— begin Given data —
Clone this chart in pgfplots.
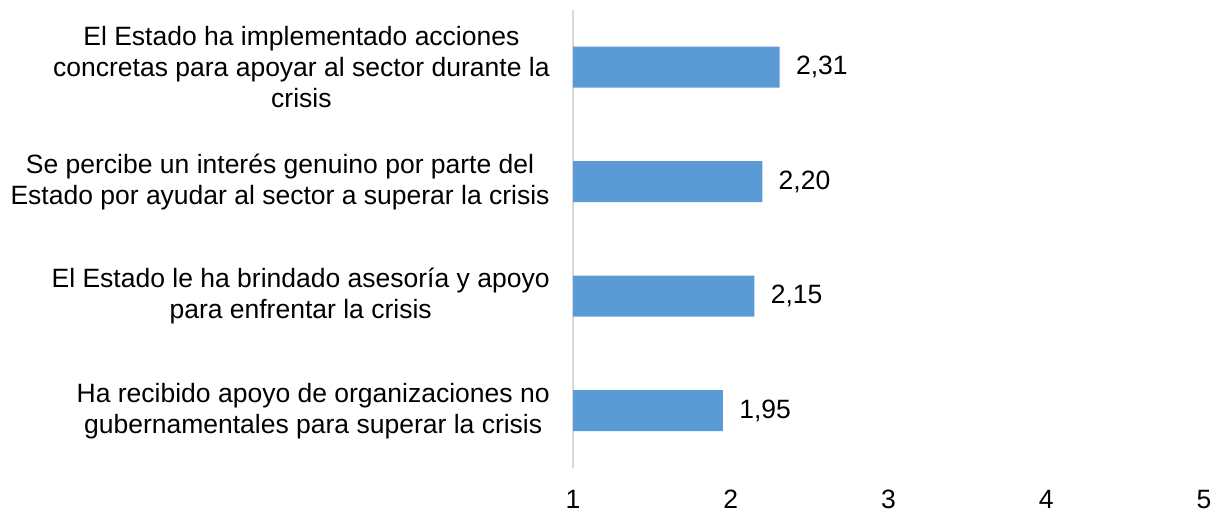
\documentclass[border=0pt]{standalone}
\usepackage{fontspec}
\setmainfont{Liberation Sans}
\usepackage{pgfplots}
\pgfplotsset{compat=1.18}
\definecolor{barblue}{HTML}{5B9BD5}
\definecolor{axgray}{HTML}{D9D9D9}
\begin{document}
\fontsize{13.25}{15.5}\selectfont
\begin{tikzpicture}
\begin{axis}[
  at={(286.5pt,22pt)}, anchor=south west,
  width=315.5pt, height=229pt, scale only axis,
  xbar, bar width=20.5pt,
  xmin=1, xmax=5, ymin=-0.5, ymax=3.5,
  xtick={1,2,3,4,5}, ytick={0,1,2,3},
  yticklabels={{Ha recibido apoyo de organizaciones no\\gubernamentales para superar la crisis},
               {El Estado le ha brindado asesoría y apoyo\\para enfrentar la crisis},
               {Se percibe un interés genuino por parte del\\Estado por ayudar al sector a superar la crisis},
               {El Estado ha implementado acciones\\concretas para apoyar al sector durante la\\crisis}},
  axis lines*=left,
  x axis line style={draw=none},
  y axis line style={draw=axgray, line width=1pt},
  major tick length=0pt,
  tick style={draw=none},
  xticklabel style={anchor=north, inner sep=0pt, yshift=-11pt},
  yticklabel style={align=center, anchor=east, inner sep=0pt, xshift=-11.5pt},
  /pgf/number format/assume math mode=true,
  point meta=x,
  nodes near coords={\pgfmathprintnumber[fixed,fixed zerofill,precision=2,use comma,assume math mode=true]{\pgfplotspointmeta}},
  nodes near coords style={anchor=west, inner sep=0pt, xshift=8pt, text=black},
]
\addplot[fill=barblue, draw=none] coordinates {(1.95,0) (2.15,1) (2.20,2) (2.31,3)};
\end{axis}
\pgfresetboundingbox
\path (0,0) rectangle (609pt,256pt);
\end{tikzpicture}
\end{document}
— end Given data —
**Problem requirements**
Reproduce all of the data exactly; the pictures do not belong in the copy.

**Task output**
Clone this chart in pgfplots.
\documentclass[border=0pt]{standalone}
\usepackage{fontspec}
\setmainfont{Liberation Sans}
\usepackage{pgfplots}
\pgfplotsset{compat=1.18}
\definecolor{barblue}{HTML}{5B9BD5}
\definecolor{axgray}{HTML}{D9D9D9}
\begin{document}
\fontsize{13.25}{15.5}\selectfont
\begin{tikzpicture}
\begin{axis}[
  at={(286.5pt,22pt)}, anchor=south west,
  width=315.5pt, height=229pt, scale only axis,
  xbar, bar width=20.5pt,
  xmin=1, xmax=5, ymin=-0.5, ymax=3.5,
  xtick={1,2,3,4,5}, ytick={0,1,2,3},
  yticklabels={{Ha recibido apoyo de organizaciones no\\gubernamentales para superar la crisis},
               {El Estado le ha brindado asesoría y apoyo\\para enfrentar la crisis},
               {Se percibe un interés genuino por parte del\\Estado por ayudar al sector a superar la crisis},
               {El Estado ha implementado acciones\\concretas para apoyar al sector durante la\\crisis}},
  axis lines*=left,
  x axis line style={draw=none},
  y axis line style={draw=axgray, line width=1pt},
  major tick length=0pt,
  tick style={draw=none},
  xticklabel style={anchor=north, inner sep=0pt, yshift=-11pt},
  yticklabel style={align=center, anchor=east, inner sep=0pt, xshift=-11.5pt},
  /pgf/number format/assume math mode=true,
  point meta=x,
  nodes near coords={\pgfmathprintnumber[fixed,fixed zerofill,precision=2,use comma,assume math mode=true]{\pgfplotspointmeta}},
  nodes near coords style={anchor=west, inner sep=0pt, xshift=8pt, text=black},
]
\addplot[fill=barblue, draw=none] coordinates {(1.95,0) (2.15,1) (2.20,2) (2.31,3)};
\end{axis}
\pgfresetboundingbox
\path (0,0) rectangle (609pt,256pt);
\end{tikzpicture}
\end{document}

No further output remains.